Trucking companies push back against fully autonomous vehicles
- The Alliance for Driver Safety and Security recently stated its opposition to fully automated trucks, claiming drivers should not be worried about job loss given their importance to accountability, Overdrive reported last week.
- The organization represents various major trucking companies, including J.B. Hunt, Knight Transportation and KLLM Transportation, among others.
- The companies said they support the technology behind automated trucking, but draws the line at an unmanned vehicle. The statement insists without drivers, the supply chain will be adversely affected as drivers help handle extreme weather changes, emergencies, detours, and other potential disruptions.
While truckers themselves face great uncertainty as talk about driverless trucks grows ever more common, opposition from various major trucking companies shows full adoption is still years away — at best — from becoming reality.
Trucking companies, like most businesses, are hesitant to put all their eggs in one autonomous basket. A look at the slow adoption of electronic logging devices, which were developed at least two decades ago but faced heavy industry opposition to mandated adoption, is a case in point.
As a result, a change to driverless vehicles will occur gradually, if at all.
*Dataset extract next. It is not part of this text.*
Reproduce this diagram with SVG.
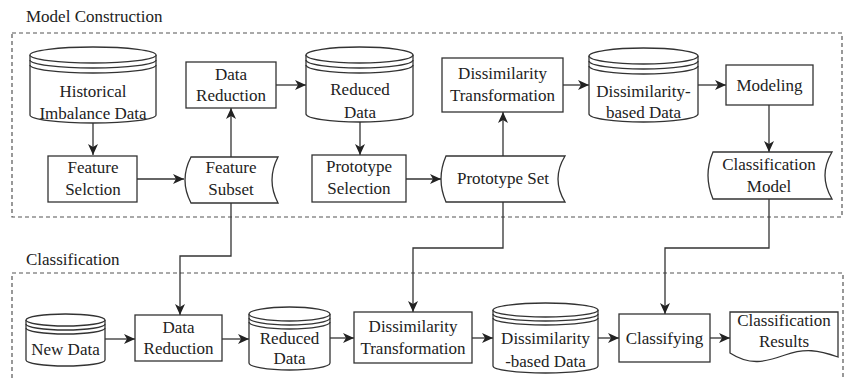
<svg xmlns="http://www.w3.org/2000/svg" width="845" height="380" viewBox="0 0 845 380" font-family="Liberation Serif, DejaVu Serif, Times New Roman, serif" font-size="17">
<defs>
<marker id="ah" markerUnits="userSpaceOnUse" markerWidth="12" markerHeight="10" refX="11" refY="5" orient="auto">
<path d="M0,0 L11,5 L0,10 L3,5 Z" fill="#222"/>
</marker>
<style>
.s{fill:#fff;stroke:#333;stroke-width:1.3}
.l{fill:none;stroke:#333;stroke-width:1.3}
.c{fill:none;stroke:#333;stroke-width:1.3;marker-end:url(#ah)}
.d{fill:none;stroke:#555;stroke-width:1.2;stroke-dasharray:4,3}
.t{fill:#222;text-anchor:middle}
.h{fill:#222;text-anchor:start}
</style>
</defs>
<rect width="845" height="380" fill="#fff"/>
<g id="frames">
<rect class="d" x="12" y="33" width="830" height="184"/>
<path class="d" d="M12,385 V273 H843 V385"/>
<text class="h" x="26" y="22" font-family="Liberation Serif, serif">Model Construction</text>
<text class="h" x="26" y="265" font-family="Liberation Serif, serif">Classification</text>
</g>
<g id="connectors">
<path class="c" d="M93,123 V155"/>
<path class="c" d="M137,179 H184"/>
<path class="c" d="M231,157 V108"/>
<path class="c" d="M276,85 H306"/>
<path class="c" d="M360,122 V155"/>
<path class="c" d="M406,179 H441"/>
<path class="c" d="M503,156 V112"/>
<path class="c" d="M563,85 H589"/>
<path class="c" d="M698,85 H726"/>
<path class="c" d="M769,105 V152"/>
<path class="c" d="M231,203 V256 H180 V315"/>
<path class="c" d="M503,202 V248 H413 V312"/>
<path class="c" d="M769,199 V248 H665 V314"/>
<path class="c" d="M105,339 H135"/>
<path class="c" d="M222,339 H249"/>
<path class="c" d="M330,338 H354"/>
<path class="c" d="M472,338 H493"/>
<path class="c" d="M598,338 H619"/>
<path class="c" d="M710,338 H730"/>
</g>
<g id="historical">
<path class="s" d="M30,55 V115 A63,8 0 0 0 156,115 V55"/>
<ellipse class="s" cx="93" cy="55" rx="63" ry="8"/>
<path class="l" d="M30,60 A63,8 0 0 0 156,60 M30,65 A63,8 0 0 0 156,65"/>
<text class="t" x="93" y="97">Historical</text>
<text class="t" x="93" y="119">Imbalance Data</text>
</g>
<g id="feature-selection">
<rect class="s" x="48" y="156" width="89" height="46"/>
<text class="t" x="93" y="173">Feature</text>
<text class="t" x="93" y="195">Selction</text>
</g>
<g id="feature-subset">
<path class="s" d="M191,157 H278 Q266,180 278,203 H191 Q179,180 191,157 Z"/>
<text class="t" x="231" y="173">Feature</text>
<text class="t" x="231" y="195">Subset</text>
</g>
<g id="data-reduction-1">
<rect class="s" x="186" y="62" width="90" height="46"/>
<text class="t" x="231" y="80">Data</text>
<text class="t" x="231" y="101">Reduction</text>
</g>
<g id="reduced-data-1">
<path class="s" d="M306,55 V114 A53.5,8 0 0 0 413,114 V55"/>
<ellipse class="s" cx="359.5" cy="55" rx="53.5" ry="8"/>
<path class="l" d="M306,60 A53.5,8 0 0 0 413,60 M306,65 A53.5,8 0 0 0 413,65"/>
<text class="t" x="360" y="95">Reduced</text>
<text class="t" x="360" y="118">Data</text>
</g>
<g id="prototype-selection">
<rect class="s" x="312" y="155" width="94" height="47"/>
<text class="t" x="359" y="172">Prototype</text>
<text class="t" x="359" y="194">Selection</text>
</g>
<g id="prototype-set">
<path class="s" d="M446,156 H565 Q551,179 565,202 H446 Q436,179 446,156 Z"/>
<text class="t" x="503" y="184">Prototype Set</text>
</g>
<g id="dissimilarity-transformation-1">
<rect class="s" x="442" y="58" width="121" height="54"/>
<text class="t" x="502.5" y="79">Dissimilarity</text>
<text class="t" x="502.5" y="101">Transformation</text>
</g>
<g id="dissimilarity-data-1">
<path class="s" d="M589,56 V114 A54.5,8 0 0 0 698,114 V56"/>
<ellipse class="s" cx="643.5" cy="56" rx="54.5" ry="8"/>
<path class="l" d="M589,61 A54.5,8 0 0 0 698,61 M589,66 A54.5,8 0 0 0 698,66"/>
<text class="t" x="643.5" y="97">Dissimilarity-</text>
<text class="t" x="643.5" y="118">based Data</text>
</g>
<g id="modeling">
<rect class="s" x="726" y="65" width="87" height="40"/>
<text class="t" x="769.5" y="91">Modeling</text>
</g>
<g id="classification-model">
<path class="s" d="M713,152 H832 Q818,175.5 832,199 H713 Q703,175.5 713,152 Z"/>
<text class="t" x="769" y="170">Classification</text>
<text class="t" x="769" y="192">Model</text>
</g>
<g id="new-data">
<path class="s" d="M26,320 V360 A39.5,6 0 0 0 105,360 V320"/>
<ellipse class="s" cx="65.5" cy="320" rx="39.5" ry="6"/>
<path class="l" d="M26,324 A39.5,6 0 0 0 105,324 M26,328 A39.5,6 0 0 0 105,328"/>
<text class="t" x="65.5" y="355">New Data</text>
</g>
<g id="data-reduction-2">
<rect class="s" x="135" y="315" width="87" height="46"/>
<text class="t" x="178.5" y="333">Data</text>
<text class="t" x="178.5" y="354">Reduction</text>
</g>
<g id="reduced-data-2">
<path class="s" d="M249,314 V363 A40.5,7 0 0 0 330,363 V314"/>
<ellipse class="s" cx="289.5" cy="314" rx="40.5" ry="7"/>
<path class="l" d="M249,318 A40.5,7 0 0 0 330,318 M249,322 A40.5,7 0 0 0 330,322"/>
<text class="t" x="289.5" y="344">Reduced</text>
<text class="t" x="289.5" y="364">Data</text>
</g>
<g id="dissimilarity-transformation-2">
<rect class="s" x="354" y="312" width="118" height="51"/>
<text class="t" x="413" y="332">Dissimilarity</text>
<text class="t" x="413" y="354">Transformation</text>
</g>
<g id="dissimilarity-data-2">
<path class="s" d="M493,310 V366 A52.5,7 0 0 0 598,366 V310"/>
<ellipse class="s" cx="545.5" cy="310" rx="52.5" ry="7"/>
<path class="l" d="M493,314 A52.5,7 0 0 0 598,314 M493,318 A52.5,7 0 0 0 598,318"/>
<text class="t" x="545.5" y="344">Dissimilarity</text>
<text class="t" x="545.5" y="367">-based Data</text>
</g>
<g id="classifying">
<rect class="s" x="619" y="314" width="91" height="48"/>
<text class="t" x="664.5" y="344">Classifying</text>
</g>
<g id="classification-results">
<path class="s" d="M730,312 H838 V357 C818,350 805,348 785,355 C765,362 750,366 730,353 Z"/>
<text class="t" x="784" y="326">Classification</text>
<text class="t" x="784" y="347">Results</text>
</g>
</svg>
Truckers, after all, are not just operators but also cargo monitors and a key point of communication for logistics providers. In addition, concerns remain over the safety of fully autonomous vehicles on the road. Despite these concerns, however, the startup battlefield to develop the technology is ramping up as new companies and legal challenges continue to emerge. Some, like Uber's Otto have pledged to keep drivers in the cab.